Once your messaging is right, everything else gets easier.
You attract better customers. You spend less to acquire them, and they stick around longer.
A real world example
I worked with a company helping UK businesses meet their sustainability targets.
They wanted to grow. I suggested Google Ads.
“We’ve already tried Google Ads. Doesn’t work. Wasted thousands.”
They cared deeply about the planet, so their ads were filled with “climate emergency” and “net zero” talk.
The problem? Their clients didn’t care nearly as much. They just wanted to tick a compliance box and move on.
We swapped the messaging from “save the planet” to “fast, hassle-free compliance.”
We turned Google Ads back on. Cost per acquisition dropped 80%.
With the right message, almost any channel can work. Cold outreach, warm outreach, paid ads, referrals, affiliates, they all work if the maths does.
What Actually Works
Focus first on channels where people are already looking for what you offer (think Google Ads). It’s far easier than building demand from nothing (think cold calling).
You’ll know your message is working when the right people start responding. Leads come in, calls get booked, and you’re seeing genuine buying intent.
That’s the signal to zoom out and understand the whole buying life cycle before scaling up.
Does sales convert the lead?
Does fulfilment deliver on the promise?
Can the business actually handle an influx of new work with existing resources?
If there are any bottlenecks, they must be fixed before you scale.
Then it’s a matter of picking the acquisition channel that’s going to deliver the most ROI.

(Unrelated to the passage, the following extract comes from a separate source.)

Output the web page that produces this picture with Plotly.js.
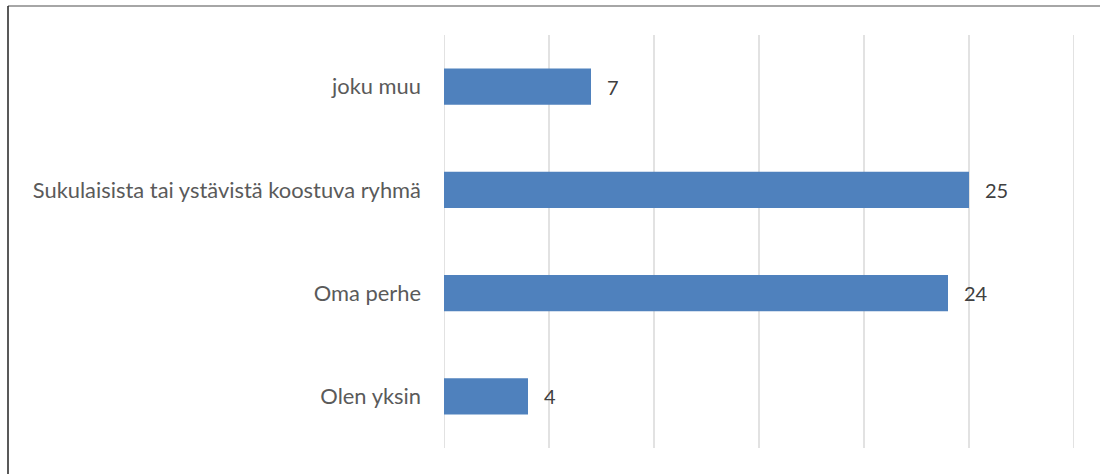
<!DOCTYPE html>
<html>
<head>
<meta charset="utf-8">
<script src="https://cdn.plot.ly/plotly-3.0.1.min.js"></script>
<style>html,body{margin:0;padding:0;background:#fff;}#chart{width:1100px;height:474px;}</style>
</head>
<body>
<div id="chart"></div>
<script>
const categories = ["Olen yksin", "Oma perhe", "Sukulaisista tai ystävistä koostuva ryhmä", "joku muu"];
const values = [4, 24, 25, 7];
const tickValues = [0, 5, 10, 15, 20, 25, 30];

const fontFamily = "Lato, Open Sans, sans-serif";

const trace = {
  type: "bar",
  orientation: "h",
  y: categories,
  x: values,
  marker: {color: "#4F81BD", line: {width: 0}},
  hoverinfo: "none"
};

const annotations = categories.map((c, i) => ({
  x: values[i], y: c, xref: "x", yref: "y",
  text: String(values[i]), showarrow: false,
  xanchor: "left", yanchor: "middle", xshift: 14,
  font: {family: fontFamily, size: 20, color: "#404040"}
}));

const gridShapes = tickValues.map(v => ({
  type: "line", layer: "below", xref: "x", yref: "paper",
  x0: v, x1: v, y0: 0, y1: 1,
  line: {color: "#d9d9d9", width: 1.5}
}));

const layout = {
  width: 1100, height: 474,
  margin: {l: 444, r: 26, t: 35, b: 26},
  paper_bgcolor: "#ffffff", plot_bgcolor: "rgba(0,0,0,0)",
  showlegend: false,
  bargap: 0.65,
  xaxis: {
    range: [0, 30], showticklabels: false, showgrid: false,
    zeroline: false, showline: false, fixedrange: true
  },
  yaxis: {
    type: "category", categoryorder: "array", categoryarray: categories,
    showgrid: false, zeroline: false, showline: false,
    ticks: "", ticklabelstandoff: 22,
    tickfont: {family: fontFamily, size: 21.9, color: "#5a5a5a"}
  },
  annotations: annotations,
  shapes: gridShapes.concat([
    {type: "line", xref: "paper", yref: "paper", x0: (8 - 444) / 630, x1: (1100 - 444) / 630, y0: (474 - 26 - 6) / 413, y1: (474 - 26 - 6) / 413, line: {color: "#888888", width: 1.5}},
    {type: "line", xref: "paper", yref: "paper", x0: (8 - 444) / 630, x1: (8 - 444) / 630, y0: (474 - 26 - 6) / 413, y1: -26 / 413, line: {color: "#222222", width: 1.5}}
  ])
};

Plotly.newPlot("chart", [trace], layout, {displayModeBar: false, staticPlot: true});
</script>
</body>
</html>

Test each channel through a simple lens:
Acquisition Cost (CAC): What does it really cost to win a customer?
Upfront Cash: How much comes in immediately?
Service Cost: (COGS) What does it cost to deliver what you’ve sold?
A channel only deserves scale when each new customer covers both COGS and CAC within 30 days.
If revenues don’t cover COGS + CAC at 30 days, then the product offer needs to be structured to get more cash up front.
That’s how you grow without draining cash.
The core mistake most businesses make is spreading themselves too thin, trying to be everywhere with half-hearted efforts across multiple channels.
Once you understand the unit economics of a profitable channel, your only job is to scale that one as far as it will go before even thinking about adding another.
Fast growth will often reveal inefficiencies as the business struggles to keep up with demand, which is why the right systems are so important for continued success.